Individuals of the year
Neither of these sources of income has any real interest in the dimming spark that made Trinidad and Tobago's Carnival celebrations a true wonder, the energetic, quirkily personal passion that committed individuals had for portraying, singing, playing or dancing their own personal thread into a weave that was greater than their own effort.
This aggregate of individuals created a skein of beauty that was without parallel in the world.
Researchers and historians are still trying to pick it apart, marvelling at what the threads that became bound into the years of Carnival past reveal.
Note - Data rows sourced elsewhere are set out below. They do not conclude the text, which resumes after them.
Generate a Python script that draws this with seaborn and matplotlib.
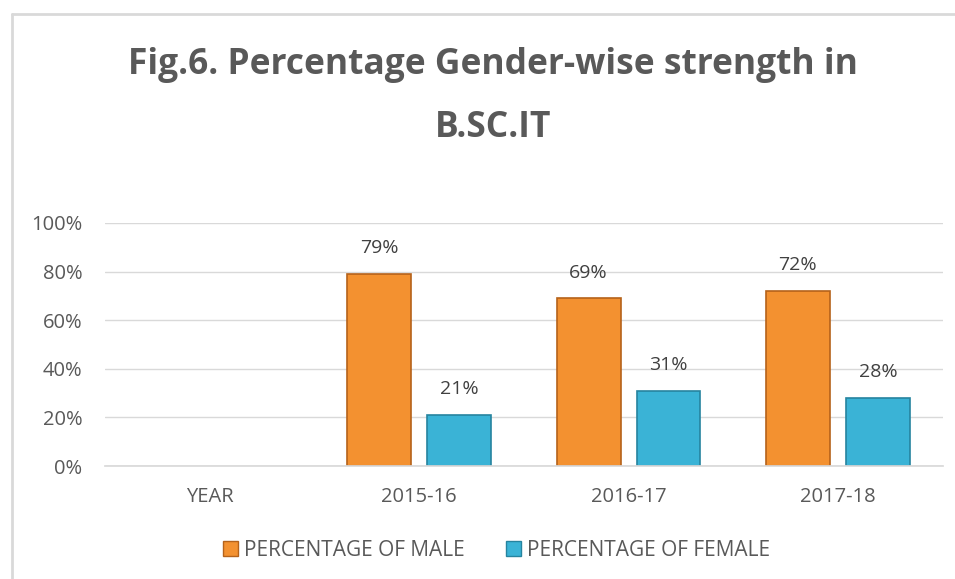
"""Gender-wise strength in B.SC.IT, grouped bar chart."""
import matplotlib.pyplot as plt
import pandas as pd
import seaborn as sns
from matplotlib.patches import Rectangle
from matplotlib.ticker import FuncFormatter

categories = ["YEAR", "2015-16", "2016-17", "2017-18"]
male_pct = [None, 79, 69, 72]
female_pct = [None, 21, 31, 28]
series_names = ["PERCENTAGE OF MALE", "PERCENTAGE OF FEMALE"]
yticks = [0, 20, 40, 60, 80, 100]

colors = ["#F39130", "#3AB3D6"]
edges = ["#B5621A", "#26849F"]
TEXT = "#595959"

df = pd.DataFrame({
    "year": categories * 2,
    "series": [series_names[0]] * 4 + [series_names[1]] * 4,
    "value": male_pct + female_pct,
})

sns.set_theme(style="white")
plt.rcParams["font.family"] = ["Open Sans", "DejaVu Sans"]

fig = plt.figure(figsize=(9.55, 5.79), dpi=100)
ax = fig.add_axes([0.110, 0.195, 0.877, 0.420])

sns.barplot(data=df, x="year", y="value", hue="series", order=categories,
            hue_order=series_names, palette=colors, width=0.764, gap=0.2,
            saturation=1, legend=False, ax=ax)

for container, ec in zip(ax.containers, edges):
    for patch in container:
        patch.set_edgecolor(ec)
        patch.set_linewidth(1.2)
    labels = [f"{v:.0f}%" if v == v else "" for v in container.datavalues]
    ax.bar_label(container, labels=labels, padding=12, fontsize=14,
                 color="#404040")

ax.set_ylim(0, 100)
ax.set_yticks(yticks)
ax.yaxis.set_major_formatter(FuncFormatter(lambda v, _: f"{v:.0f}%"))
ax.grid(axis="y", color="#D9D9D9", linewidth=1)
ax.set_axisbelow(True)
for side in ["top", "right", "left"]:
    ax.spines[side].set_visible(False)
ax.spines["bottom"].set_color("#D9D9D9")
ax.tick_params(axis="y", length=0, labelsize=14.5, labelcolor=TEXT, pad=16.5)
ax.tick_params(axis="x", length=0, labelsize=14.5, labelcolor=TEXT, pad=15)
ax.set_xlabel("")
ax.set_ylabel("")

fig.text(0.516, 0.833, "Fig.6. Percentage Gender-wise strength in\nB.SC.IT",
         ha="center", va="center", fontsize=25.5, fontweight="bold",
         color=TEXT, linespacing=2.0)

handles = [Rectangle((0, 0), 1, 1, facecolor=c, edgecolor=e)
           for c, e in zip(colors, edges)]
fig.legend(handles, series_names, loc="center", bbox_to_anchor=(0.52, 0.05),
           ncol=2, frameon=False, fontsize=15, labelcolor=TEXT,
           handlelength=0.7, handleheight=0.7, handletextpad=0.3,
           columnspacing=2.0)

# chart border (left and top only visible in the crop)
fig.add_artist(plt.Line2D([0.0126, 0.0126], [0, 0.976], color="#D9D9D9",
                          linewidth=2, transform=fig.transFigure))
fig.add_artist(plt.Line2D([0.0126, 1], [0.976, 0.976], color="#D9D9D9",
                          linewidth=2, transform=fig.transFigure))

fig.savefig("out.png", dpi=100)
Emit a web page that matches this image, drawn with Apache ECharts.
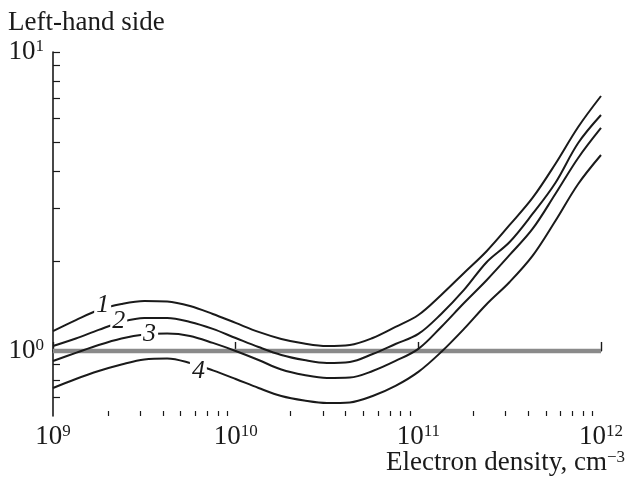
<!DOCTYPE html>
<html>
<head>
<meta charset="utf-8">
<script src="https://cdn.jsdelivr.net/npm/echarts@6/dist/echarts.min.js"></script>
<style>
  html, body { margin: 0; padding: 0; background: #fff; }
  #chart { width: 626px; height: 477px; }
</style>
</head>
<body>
<div id="chart"></div>
<script>
// ---- data ----
const density = [1e9, 1.334e9, 1.778e9, 2.371e9, 3.162e9, 4.217e9, 5.623e9, 7.499e9,
                 1e10, 1.334e10, 1.778e10, 2.371e10, 3.162e10, 4.217e10, 5.623e10, 7.499e10,
                 1e11, 1.334e11, 1.778e11, 2.371e11, 3.162e11, 4.217e11, 5.623e11, 7.499e11, 1e12];
const curve1 = [1.166, 1.269, 1.371, 1.436, 1.470, 1.464, 1.414, 1.330,
                1.241, 1.158, 1.097, 1.059, 1.039, 1.047, 1.105, 1.203,
                1.319, 1.539, 1.823, 2.160, 2.639, 3.249, 4.221, 5.613, 7.126];
const curve2 = [1.039, 1.101, 1.176, 1.250, 1.289, 1.289, 1.250, 1.185,
                1.105, 1.031, 0.970, 0.933, 0.912, 0.919, 0.977, 1.055,
                1.140, 1.330, 1.600, 1.985, 2.315, 2.872, 3.647, 4.962, 6.156];
const curve3 = [0.926, 0.985, 1.047, 1.101, 1.136, 1.144, 1.123, 1.064,
                1.000, 0.933, 0.867, 0.831, 0.812, 0.815, 0.857, 0.926,
                1.016, 1.203, 1.447, 1.728, 2.095, 2.559, 3.350, 4.421, 5.570];
const curve4 = [0.752, 0.806, 0.857, 0.901, 0.937, 0.944, 0.912, 0.861,
                0.806, 0.752, 0.707, 0.683, 0.670, 0.673, 0.707, 0.764,
                0.851, 0.992, 1.185, 1.436, 1.701, 2.079, 2.721, 3.619, 4.524];
const curves = [curve1, curve2, curve3, curve4];

const refLineX = [1e9, 1e12];
const refLineY = [1, 1];

const curveLabels = ['1', '2', '3', '4'];
const curveLabelX = [1.87e9, 2.29e9, 3.38e9, 6.25e9];
const curveLabelY = [1.425, 1.26, 1.14, 0.857];

const xMajorTicks = [1e9, 1e10, 1e11, 1e12];
const xMinorFactors = [2, 3, 4, 5, 6, 7, 8, 9];
const yTickValues = [0.7, 0.8, 0.9, 1, 2, 3, 4, 5, 6, 7, 8, 9, 10];
const yLabelValues = [1, 10];
const xRange = [1e9, 1e12];
const yRange = [0.606, 10];

const yTitle = 'Left-hand side';
const xTitle = 'Electron density, cm';
const xTitleSup = '−3';

// ---- build ----
const L = Math.log10;
const FONT = "'Liberation Serif', 'Times New Roman', serif";
const INK = '#1a1a1a';

const xMinor = [];
for (let i = 0; i < xMajorTicks.length - 1; i++) {
  xMinorFactors.forEach(f => xMinor.push(L(xMajorTicks[i] * f)));
}

const richPow = {
  b: { fontSize: 27, fontFamily: FONT, fontWeight: 'normal', color: INK, lineHeight: 27 },
  s: { fontSize: 17, fontFamily: FONT, fontWeight: 'normal', color: INK, lineHeight: 17, verticalAlign: 'top' }
};
const powFmt = v => '{b|10}{s|' + Math.round(v) + '}';

const lineSeries = curves.map(c => ({
  type: 'line',
  data: density.map((d, i) => [L(d), L(c[i])]),
  showSymbol: false,
  smooth: 0.35,
  lineStyle: { color: INK, width: 2 },
  z: 3,
  silent: true
}));

const option = {
  animation: false,
  backgroundColor: '#fff',
  title: [
    {
      text: yTitle, left: 8, top: 9, padding: 0,
      textStyle: { fontFamily: FONT, fontSize: 27, fontWeight: 'normal', color: INK }
    },
    {
      text: '{t|' + xTitle + '}{s|' + xTitleSup + '}', right: 1, top: 449, padding: 0,
      textStyle: {
        fontWeight: 'normal',
        rich: {
          t: { fontSize: 27, fontFamily: FONT, fontWeight: 'normal', color: INK, lineHeight: 27 },
          s: { fontSize: 17, fontFamily: FONT, fontWeight: 'normal', color: INK, lineHeight: 17, verticalAlign: 'top' }
        }
      }
    }
  ],
  grid: { left: 53, right: 23, top: 52, bottom: 61 },
  xAxis: [
    {
      type: 'value', min: L(xRange[0]), max: L(xRange[1]), position: 'bottom',
      axisLine: { show: true, lineStyle: { color: INK, width: 1.6 } },
      axisTick: { show: true, inside: true, length: 9, lineStyle: { color: INK, width: 1.4 },
                  customValues: xMajorTicks.map(L) },
      axisLabel: { show: true, margin: 7, formatter: powFmt, rich: richPow,
                   customValues: xMajorTicks.map(L) },
      splitLine: { show: false }
    },
    {
      type: 'value', min: L(xRange[0]), max: L(xRange[1]), position: 'bottom', offset: 0,
      axisLine: { show: false },
      axisTick: { show: true, inside: true, length: 5, lineStyle: { color: INK, width: 1.2 },
                  customValues: xMinor },
      axisLabel: { show: false },
      splitLine: { show: false }
    }
  ],
  yAxis: {
    type: 'value', min: L(yRange[0]), max: L(yRange[1]),
    axisLine: { show: true, lineStyle: { color: INK, width: 1.6 } },
    axisTick: { show: true, inside: true, length: 7, lineStyle: { color: INK, width: 1.2 },
                customValues: yTickValues.map(L) },
    axisLabel: { show: true, margin: 9, formatter: powFmt, rich: richPow,
                 customValues: yLabelValues.map(L) },
    splitLine: { show: false }
  },
  series: [
    {
      type: 'line',
      data: refLineX.map((x, i) => [L(x), L(refLineY[i])]),
      showSymbol: false,
      lineStyle: { color: '#8a8a8a', width: 4.5 },
      z: 2,
      silent: true
    },
    ...lineSeries,
    {
      type: 'scatter',
      data: curveLabels.map((t, i) => ({ value: [L(curveLabelX[i]), L(curveLabelY[i])], name: t })),
      symbolSize: 0,
      itemStyle: { opacity: 1 },
      z: 5,
      silent: true,
      label: {
        show: true, position: 'inside', formatter: p => p.name,
        fontFamily: FONT, fontStyle: 'italic', fontSize: 26, color: INK, opacity: 1,
        backgroundColor: '#fff', padding: [0, 2], lineHeight: 22
      }
    }
  ]
};

const chart = echarts.init(document.getElementById('chart'), null, { renderer: 'canvas' });
chart.setOption(option);
</script>
</body>
</html>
Here there is a George Bailey mas, there a nugget of calypso genius forgotten for decades. Another tug on the fabric reveals an overwhelming pun in Dick Butt's old mas presentations and as the thread falls away, we hear the refrain of a long lost horn chart from a Brass Festival with glittering horns raised to the heavens.
Architects of interpretation
The lingering beauty of Carnival is how elusive it is as an artform. Popularity is no indicator of lasting value and the most brilliant examples of Carnival art were largely misunderstood at first. Garfield Blackman's "Endless Vibrations" was as reviled by the status quo as Ian Alvarez' "Bad Man" when they were first performed.
Carnival's future will be found neither in the commercial institutions that have tamed the parties and mas bands nor in the living museums that the Government makes of traditional performances.
But you can find it, even today, in the individuals who ignore the popular to present the personal and leave us just a little confused at what we see and hear.